What's happening

Microsoft and Quantinuum have jointly reported material progress in quantum error correction, the process by which quantum systems identify and suppress computational errors that arise from the fragile nature of qubits. Error correction has long been considered the primary technical barrier separating current noisy intermediate-scale quantum devices from fault-tolerant systems capable of running commercially meaningful workloads. The announcement represents a continuation of hardware-level improvements that both organizations have been pursuing in tandem, with Quantinuum contributing quantum hardware expertise and Microsoft integrating developments into its broader cloud and software infrastructure.

The collaboration builds on a research trajectory that has accelerated in recent periods, with the latest results indicating that logical qubit error rates — the key metric governing whether a quantum system can sustain complex, multi-step computations — have improved to a degree that narrows the gap between current hardware and the thresholds required for fault-tolerant operation. Neither organization has disclosed a specific commercial launch timeline, but the framing of the announcement emphasizes that practical quantum advantage in select application domains may arrive sooner than prior industry consensus suggested.

Why it matters for markets

For financial services, quantum error correction milestones carry direct implications for the viability of quantum-accelerated computation in areas such as portfolio optimization, derivatives pricing, risk simulation, and fraud detection — workloads that are computationally intensive and where even marginal speed or accuracy improvements can translate into measurable economic value. The financial sector has been among the most active in early-stage quantum research partnerships precisely because these use cases map well onto the types of structured optimization and Monte Carlo simulation problems that quantum algorithms are theorized to handle more efficiently than classical systems at scale.

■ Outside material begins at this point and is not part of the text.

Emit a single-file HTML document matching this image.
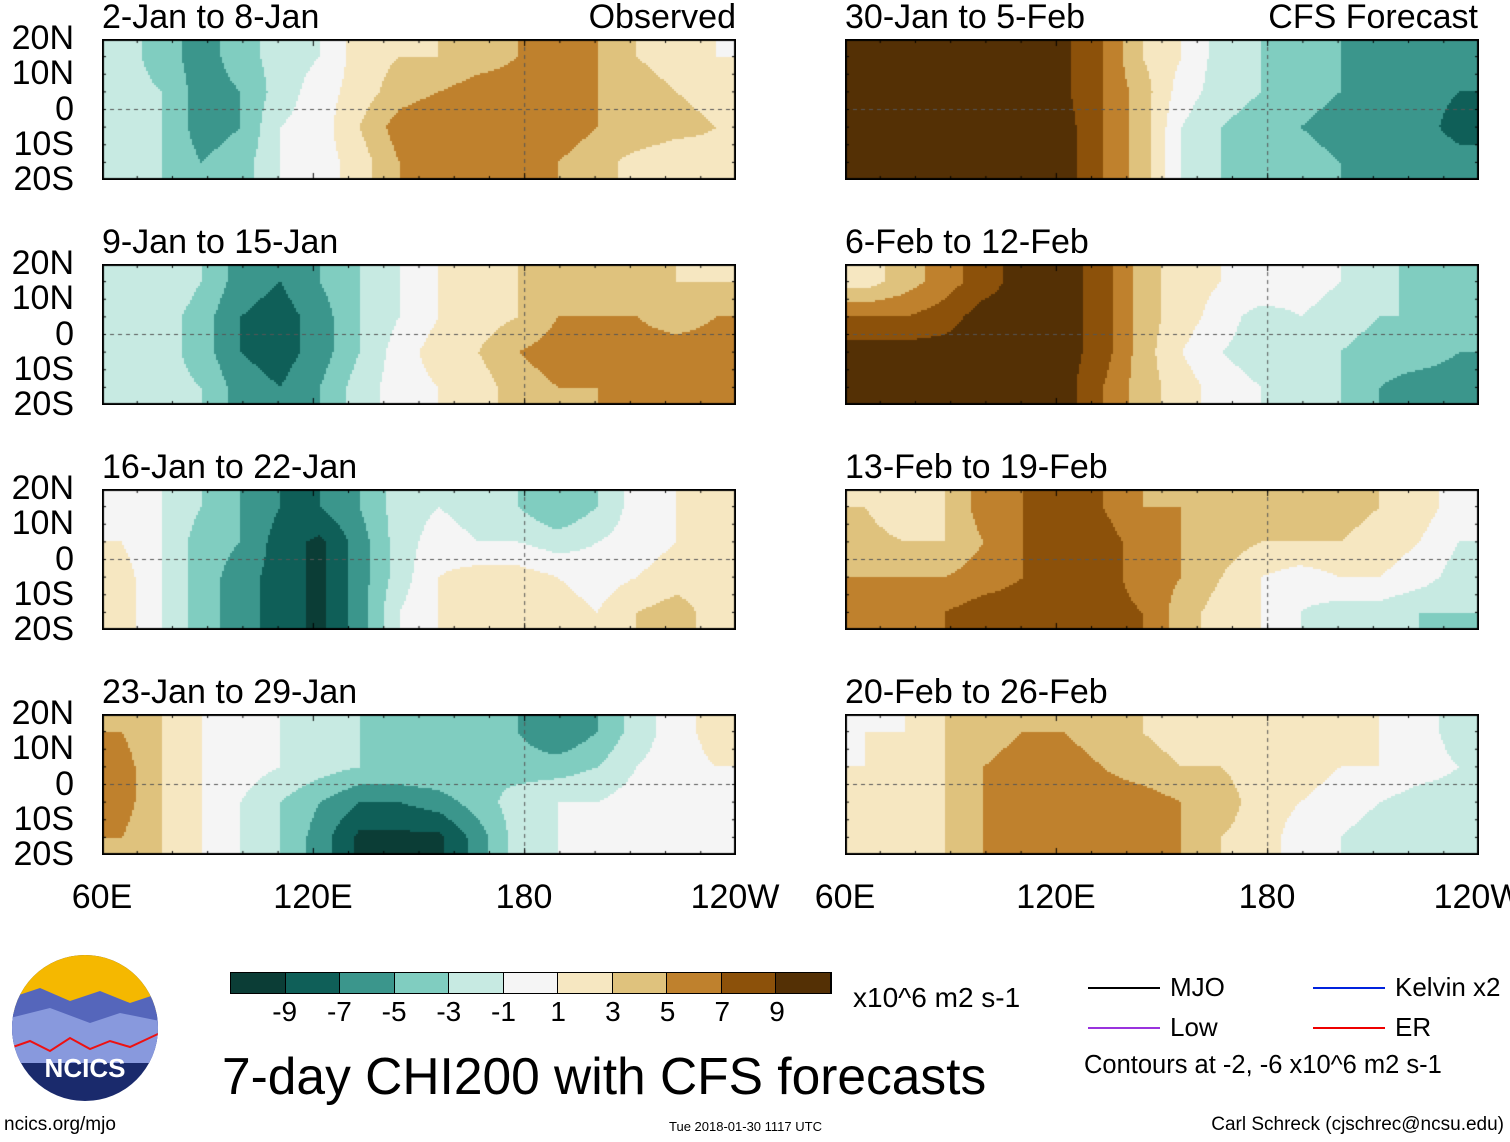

Microsoft's strategic positioning is relevant here: Azure, the company's cloud platform, is a primary vehicle through which quantum capabilities are expected to reach enterprise customers, including financial institutions. With Microsoft reporting $318.27 billion in annual revenue and a market capitalization of $2.93 trillion, the company has the capital base and existing enterprise relationships to commercialize quantum services at scale once hardware thresholds are met. The P/E ratio of 23.5 reflects current earnings, which do not yet incorporate any quantum-derived revenue — meaning the commercial quantum opportunity represents a potential future layer on top of the company's existing financial profile.

More broadly, progress in error correction compresses the timeline uncertainty that has caused institutional investors and corporate technology buyers to defer quantum-related commitments. A credible demonstration that fault-tolerant thresholds are approaching — rather than remaining a decade away — changes the calculus for enterprise procurement cycles, research and development budgeting, and competitive positioning across the technology sector.

Sectors and assets to watch

The primary ticker directly implicated in this development is MSFT, given Microsoft's dual role as a co-announcer of the research results and as the cloud infrastructure provider through which commercial quantum services would be delivered to enterprise clients. Quantinuum, which is a joint venture majority-owned by Honeywell (HON) and partially by Cambridge Quantum, is not independently publicly traded, but Honeywell's stake means that material progress at Quantinuum carries indirect relevance to HON as a publicly listed entity. Investors tracking the quantum computing space more broadly may also monitor companies with disclosed quantum hardware or software programs, including IBM (IBM), which has its own competing error correction research program, and IonQ (IONQ), a publicly traded pure-play quantum hardware company whose roadmap similarly targets fault-tolerant operation.

Financial services firms that have disclosed active quantum research partnerships — including several large global banks and asset managers — represent the demand side of this development. While no specific financial institution is named in the current announcement, the emphasis on financial modeling as a near-term application domain signals that quantum vendors are actively targeting this vertical as an early commercial proving ground once error-corrected systems reach sufficient qubit counts and gate fidelities.

What to watch next

Key developments to monitor include any follow-on technical publications in peer-reviewed journals that would allow independent verification of the error correction results, as well as whether Microsoft or Quantinuum disclose specific logical qubit counts, error rates, or circuit depths associated with the announced progress — metrics that the broader research community uses to benchmark competing approaches. On the commercial side, watch for Azure quantum service announcements, enterprise pilot program disclosures, or partnership agreements with financial institutions that would indicate the technology is transitioning from research demonstration toward revenue-generating deployment. Regulatory and standards bodies, including those developing quantum-safe cryptography frameworks, may also respond to accelerating hardware timelines in ways that affect compliance requirements across the financial sector.